— BEGIN —

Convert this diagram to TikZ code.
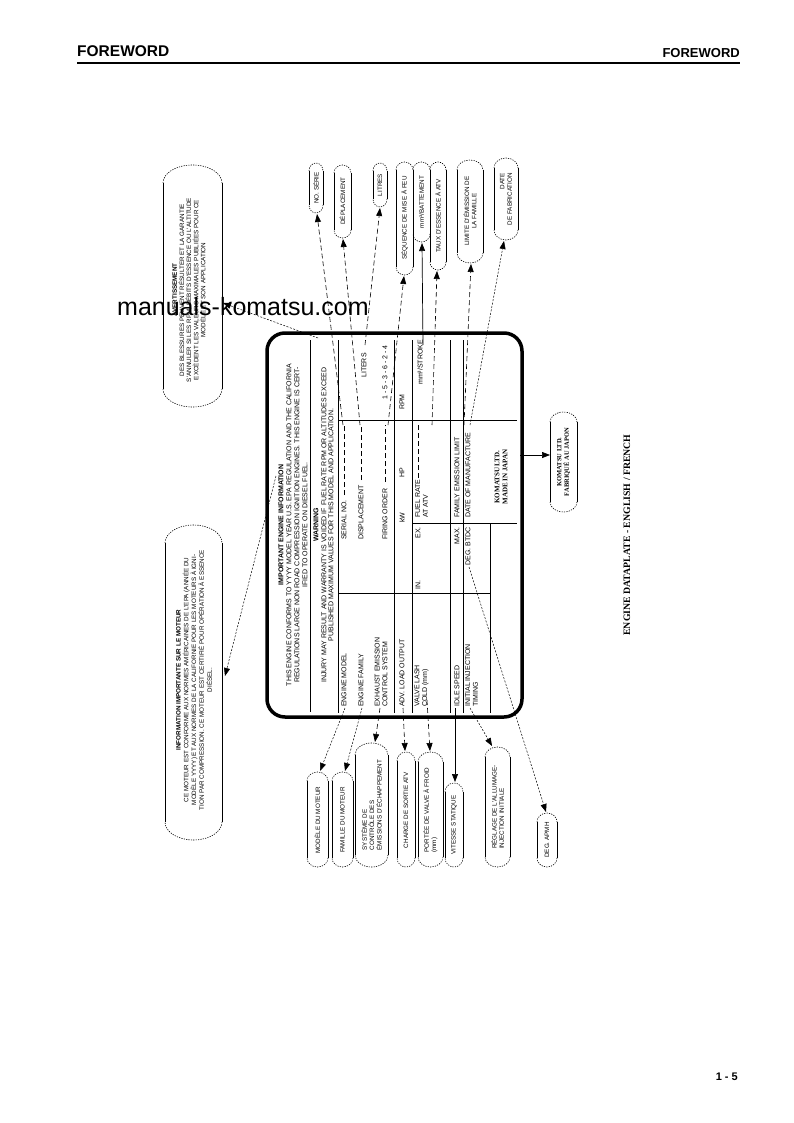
\documentclass[tikz,border=0pt]{standalone}
\usepackage{fontspec}
\setmainfont{Liberation Sans}
\newfontfamily\serifb{Liberation Serif}
\usetikzlibrary{arrows.meta}
\newcommand\bub[5]{%
  \pgfmathsetmacro\bubrx{(#2-#1)/2}%
  \draw[bubside] (#1,#3+#5) -- (#1,#4-#5) (#2,#3+#5) -- (#2,#4-#5);
  \draw[bubcap] (#1,#3+#5) arc[start angle=180,end angle=0,x radius=\bubrx pt,y radius=#5pt];
  \draw[bubcap] (#2,#4-#5) arc[start angle=0,end angle=-180,x radius=\bubrx pt,y radius=#5pt];
}
\begin{document}
\begin{tikzpicture}[x=1pt,y=-1pt,
  tt/.style={rotate=90,inner sep=0pt,font=\fontsize{7}{7.8}\selectfont,align=left},
  ttb/.style={tt,font=\fontsize{7}{7.8}\selectfont\bfseries},
  bt/.style={rotate=90,inner sep=0pt,font=\fontsize{6.3}{7.3}\selectfont,align=center},
  rule/.style={line width=0.6pt},
  tdash/.style={line width=0.6pt,dash pattern=on 5pt off 3pt},
  bubside/.style={line width=0.6pt},
  bubcap/.style={line width=0.6pt,dash pattern=on 1.2pt off 1.2pt},
  tip/.style={-{Triangle[length=8pt,width=6pt]}},
  lead/.style={tip,line width=0.6pt,dash pattern=on 5pt off 3pt},
  leadf/.style={tip,line width=0.5pt,dash pattern=on 2pt off 1.5pt},
  leads/.style={tip,line width=0.7pt},
]
\useasboundingbox (0,0) rectangle (793,1123);
\fill[white] (0,0) rectangle (793,1123);

% header / footer
\node[anchor=base west,inner sep=0pt,font=\fontsize{15.5}{16}\selectfont\bfseries] (hl) at (77,57) {FOREWORD};
\node[anchor=base east,inner sep=0pt,font=\fontsize{13}{14}\selectfont\bfseries] (hr) at (740,58) {FOREWORD};
\draw[line width=2.5pt] (77,63) -- (740,63);
\node[anchor=base east,inner sep=0pt,font=\fontsize{11}{12}\selectfont\bfseries] (pg) at (738,1080) {1 - 5};

% caption
\node[rotate=90,inner sep=0pt,font=\fontsize{9.8}{10}\serifb\bfseries] (cap) at (627,535) {ENGINE DATAPLATE - ENGLISH / FRENCH};

% dataplate frame
\draw[line width=3.5pt,rounded corners=18pt] (267,333) rectangle (522,717);
% table rules
\draw[rule] (310,340) -- (310,712);
\draw[rule] (338,340) -- (338,713);
\draw[rule] (394,340) -- (394,713);
\draw[rule] (412,340) -- (412,713);
\draw[rule] (450,340) -- (450,713);
\draw[rule] (463,340) -- (463,713);
\draw[rule] (490,523) -- (490,713);
\draw[rule] (338,593) -- (490,593);
\draw[rule] (338,420) -- (517,420);
\draw[rule] (412,523) -- (517,523);

% header text
\node[ttb] (h1) at (281,525) {IMPORTANT ENGINE INFORMATION};
\node[tt] (h2) at (289,525) {THIS ENGINE CONFORMS TO YYYY MODEL YEAR U.S. EPA REGULATION AND THE CALIFORNIA};
\node[tt] (h3) at (297,525) {REGULATIONS LARGE NON ROAD COMPRESSION IGNITION ENGINES. THIS ENGINE IS CERT-};
\node[tt] (h4) at (305,525) {IFIED TO OPERATE ON DIESEL FUEL.};
\node[ttb] (w1) at (316,525) {WARNING};
\node[tt] (w2) at (324,525) {INJURY MAY RESULT AND WARRANTY IS VOIDED IF FUEL RATE RPM OR ALTITUDES EXCEED};
\node[tt] (w3) at (331,525) {PUBLISHED MAXIMUM VALUES FOR THIS MODEL AND APPLICATION.};

% rows
\node[tt,anchor=west] (r1a) at (344,707) {ENGINE MODEL};
\node[tt,anchor=west] (r1b) at (344,540) {SERIAL NO.};
\draw[tdash] (344,495) -- (344,425);
\node[tt,anchor=west] (r2a) at (361,707) {ENGINE FAMILY};
\node[tt,anchor=west] (r2b) at (361,540) {DISPLACEMENT};
\draw[tdash] (361,480) -- (361,425);
\node[tt,anchor=west] (r2c) at (364,378) {LITERS};
\node[tt,anchor=west] (r3a) at (381,707) {EXHAUST EMISSION\\CONTROL SYSTEM};
\node[tt,anchor=west] (r3b) at (385,540) {FIRING ORDER};
\draw[tdash] (385,482) -- (385,425);
\node[tt,anchor=west] (r3c) at (385,400) {1 - 5 - 3 - 6 - 2 - 4};
\node[tt,anchor=west] (r4a) at (402,707) {ADV. LOAD OUTPUT};
\node[tt,anchor=west] (r4b) at (402,523) {kW};
\node[tt,anchor=west] (r4c) at (402,478) {HP};
\node[tt,anchor=west] (r4d) at (402,410) {RPM};
\node[tt,anchor=west] (r5a) at (421.5,707) {VALVE LASH\\COLD (mm)};
\node[tt,anchor=west] (r5b) at (418,590) {IN.};
\node[tt,anchor=east] (r5c) at (418,527) {EX.};
\node[tt,anchor=west] (r5d) at (421.5,518) {FUEL RATE\\AT ATV};
\draw[tdash] (418,478) -- (418,425);
\node[tt,anchor=west] (r5e) at (420,385) {mm³/STROKE};
\node[tt,anchor=west] (r6a) at (457,707) {IDLE SPEED};
\node[tt,anchor=east] (r6b) at (457,527) {MAX.};
\node[tt,anchor=west] (r6c) at (457,518) {FAMILY EMISSION LIMIT};
\node[tt,anchor=west] (r7a) at (471.5,707) {INITIAL INJECTION\\TIMING};
\node[tt,anchor=east] (r7b) at (468,527) {DEG. BTDC};
\node[tt,anchor=west] (r7c) at (468,518) {DATE OF MANUFACTURE};
\node[rotate=90,inner sep=0pt,align=center,font=\fontsize{7}{8}\serifb\bfseries] (r8) at (501,477) {KOMATSU LTD.\\MADE IN JAPAN};

% top bubbles
\bub{309}{323}{163}{213}{8}  \node[bt] (t1) at (316,188) {NO. SÉRIE};
\bub{334}{351}{165}{238}{8}  \node[bt] (t2) at (342.5,201) {DÉPLACEMENT};
\bub{373}{387}{163}{207}{8}  \node[bt] (t3) at (380,185) {LITRES};
\bub{396}{413}{162}{275}{8}  \node[bt] (t4) at (404.5,218) {SÉQUENCE DE MISE À FEU};
\bub{413}{430}{162}{242}{8}  \node[bt] (t5) at (421.5,202) {mm³/BATTEMENT};
\bub{430}{446}{162}{270}{8}  \node[bt] (t6) at (438,216) {TAUX D'ESSENCE À ATV};
\bub{457}{483}{160}{263}{10} \node[bt] (t7) at (470,211) {LIMITE D'ÉMISSION DE\\LA FAMILLE};
\bub{494}{518}{158}{240}{10} \node[bt,align=right] (t8) at (506,199) {DATE\\DE FABRICATION};

% bottom bubbles
\bub{307}{328}{772}{867}{9}  \node[bt] (b1) at (317.5,820) {MODÈLE DU MOTEUR};
\bub{332}{353}{772}{867}{9}  \node[bt] (b2) at (342.5,820) {FAMILLE DU MOTEUR};
\bub{355}{388}{743}{867}{12} \node[bt,align=left] (b3) at (371.5,805) {SYSTÈME DE\\CONTRÔLE DES\\ÉMISSIONS D'ÉCHAPPEMENT};
\bub{397}{415}{752}{867}{9}  \node[bt] (b4) at (406,810) {CHARGE DE SORTIE ATV};
\bub{418}{443}{752}{867}{10} \node[bt,align=left] (b5) at (430.5,810) {PORTÉE DE VALVE À FROID\\(mm)};
\bub{445}{463}{783}{867}{9}  \node[bt] (b6) at (454,825) {VITESSE STATIQUE};
\bub{485}{510}{747}{867}{10} \node[bt,align=left] (b7) at (497.5,807) {RÉGLAGE DE L'ALLUMAGE-\\INJECTION INITIALE};
\bub{537}{557}{813}{867}{9}  \node[bt] (b8) at (547,840) {DEG. APMH};

% left bubbles
\bub{163}{222}{165}{407}{18}
\node[bt,font=\fontsize{6.3}{7.1}\selectfont] (av) at (189,290) {\textbf{AVERTISSEMENT}\\DES BLESSURES PEUVENT RÉSULTER ET LA GARANTIE\\S'ANNULER SI LES RPM, DÉBITS D'ESSENCE OU L'ALTITUDE\\EXCÈDENT LES VALEURS MAXIMALES PUBLIÉES POUR CE\\MODÈLE ET SON APPLICATION};
\bub{165}{222}{525}{840}{18}
\node[bt,font=\fontsize{6.3}{7.8}\selectfont] (inf) at (194,680) {\textbf{INFORMATION IMPORTANTE SUR LE MOTEUR}\\CE MOTEUR EST CONFORME AUX NORMES AMÉRICAINES DE L'EPA (ANNÉE DU\\MODÈLE YYYY) ET AUX NORMES DE LA CALIFORNIE POUR LES MOTEURS À IGNI-\\TION PAR COMPRESSION. CE MOTEUR EST CERTIFIÉ POUR OPÉRATION À ESSENCE\\DIÉSEL.};

% komatsu bubble
\bub{550}{577}{412}{512}{10}
\node[rotate=90,inner sep=0pt,align=center,font=\fontsize{6.5}{7.5}\serifb\bfseries] (ko) at (563.5,462) {KOMATSU LTD.\\FABRIQUÉ AU JAPON};

% connector endpoints
\coordinate (s1) at (343,425); \coordinate (e1) at (317,214);
\coordinate (s2) at (360,425); \coordinate (e2) at (343,239);
\coordinate (s3) at (365,345); \coordinate (e3) at (380,208);
\coordinate (s4) at (388,425); \coordinate (e4) at (404,276);
\coordinate (s5) at (423,345); \coordinate (e5) at (422,243);
\coordinate (s6) at (432,425); \coordinate (e6) at (437,271);
\coordinate (s7) at (464,425); \coordinate (e7) at (471,264);
\coordinate (s8) at (470,425); \coordinate (e8) at (504,241);
\coordinate (sa) at (345,708); \coordinate (ea) at (320,771);
\coordinate (sb) at (362,708); \coordinate (eb) at (345,771);
\coordinate (sc) at (380,708); \coordinate (ec) at (375,742);
\coordinate (sd) at (403,708); \coordinate (ed) at (405,751);
\coordinate (se) at (427,700); \coordinate (ee) at (430,751);
\coordinate (sf) at (455,708); \coordinate (ef) at (455,782);
\coordinate (sg) at (470,708); \coordinate (eg) at (492,746);
\coordinate (sh) at (469,567); \coordinate (eh) at (546,812);
\coordinate (sav) at (318,338); \coordinate (eav) at (223,303);
\coordinate (sin) at (276,476); \coordinate (ein) at (225,676);
\coordinate (sko) at (520,455); \coordinate (eko) at (550,455);

\draw[lead] (s1) -- (e1);
\draw[lead] (s2) -- (e2);
\draw[lead] (s3) -- (e3);
\draw[lead] (s4) -- (e4);
\draw[leads] (s5) -- (e5);
\draw[lead] (s6) -- (e6);
\draw[lead] (s7) -- (e7);
\draw[leadf] (s8) -- (e8);
\draw[leadf] (sa) -- (ea);
\draw[leadf] (sb) -- (eb);
\draw[lead] (sc) -- (ec);
\draw[lead] (sd) -- (ed);
\draw[lead] (se) -- (ee);
\draw[leads] (sf) -- (ef);
\draw[leadf] (sg) -- (eg);
\draw[leadf] (sh) -- (eh);
\draw[leadf] (sav) -- (eav);
\draw[leadf] (sin) -- (ein);
\draw[leads] (sko) -- (eko);

% watermark
\node[anchor=base west,inner sep=0pt,font=\fontsize{25}{26}\selectfont] (wm) at (117,315) {manuals-komatsu.com};
\end{tikzpicture}
\end{document}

— END —

■ **Short problem**:
Go from the first line of the data above to the line containing "(cap) at (627,535)" and retype exactly those lines, both included, but none of the pictures.

■ **Worked answer**:
Convert this diagram to TikZ code.
\documentclass[tikz,border=0pt]{standalone}
\usepackage{fontspec}
\setmainfont{Liberation Sans}
\newfontfamily\serifb{Liberation Serif}
\usetikzlibrary{arrows.meta}
\newcommand\bub[5]{%
  \pgfmathsetmacro\bubrx{(#2-#1)/2}%
  \draw[bubside] (#1,#3+#5) -- (#1,#4-#5) (#2,#3+#5) -- (#2,#4-#5);
  \draw[bubcap] (#1,#3+#5) arc[start angle=180,end angle=0,x radius=\bubrx pt,y radius=#5pt];
  \draw[bubcap] (#2,#4-#5) arc[start angle=0,end angle=-180,x radius=\bubrx pt,y radius=#5pt];
}
\begin{document}
\begin{tikzpicture}[x=1pt,y=-1pt,
  tt/.style={rotate=90,inner sep=0pt,font=\fontsize{7}{7.8}\selectfont,align=left},
  ttb/.style={tt,font=\fontsize{7}{7.8}\selectfont\bfseries},
  bt/.style={rotate=90,inner sep=0pt,font=\fontsize{6.3}{7.3}\selectfont,align=center},
  rule/.style={line width=0.6pt},
  tdash/.style={line width=0.6pt,dash pattern=on 5pt off 3pt},
  bubside/.style={line width=0.6pt},
  bubcap/.style={line width=0.6pt,dash pattern=on 1.2pt off 1.2pt},
  tip/.style={-{Triangle[length=8pt,width=6pt]}},
  lead/.style={tip,line width=0.6pt,dash pattern=on 5pt off 3pt},
  leadf/.style={tip,line width=0.5pt,dash pattern=on 2pt off 1.5pt},
  leads/.style={tip,line width=0.7pt},
]
\useasboundingbox (0,0) rectangle (793,1123);
\fill[white] (0,0) rectangle (793,1123);

% header / footer
\node[anchor=base west,inner sep=0pt,font=\fontsize{15.5}{16}\selectfont\bfseries] (hl) at (77,57) {FOREWORD};
\node[anchor=base east,inner sep=0pt,font=\fontsize{13}{14}\selectfont\bfseries] (hr) at (740,58) {FOREWORD};
\draw[line width=2.5pt] (77,63) -- (740,63);
\node[anchor=base east,inner sep=0pt,font=\fontsize{11}{12}\selectfont\bfseries] (pg) at (738,1080) {1 - 5};

% caption
\node[rotate=90,inner sep=0pt,font=\fontsize{9.8}{10}\serifb\bfseries] (cap) at (627,535) {ENGINE DATAPLATE - ENGLISH / FRENCH};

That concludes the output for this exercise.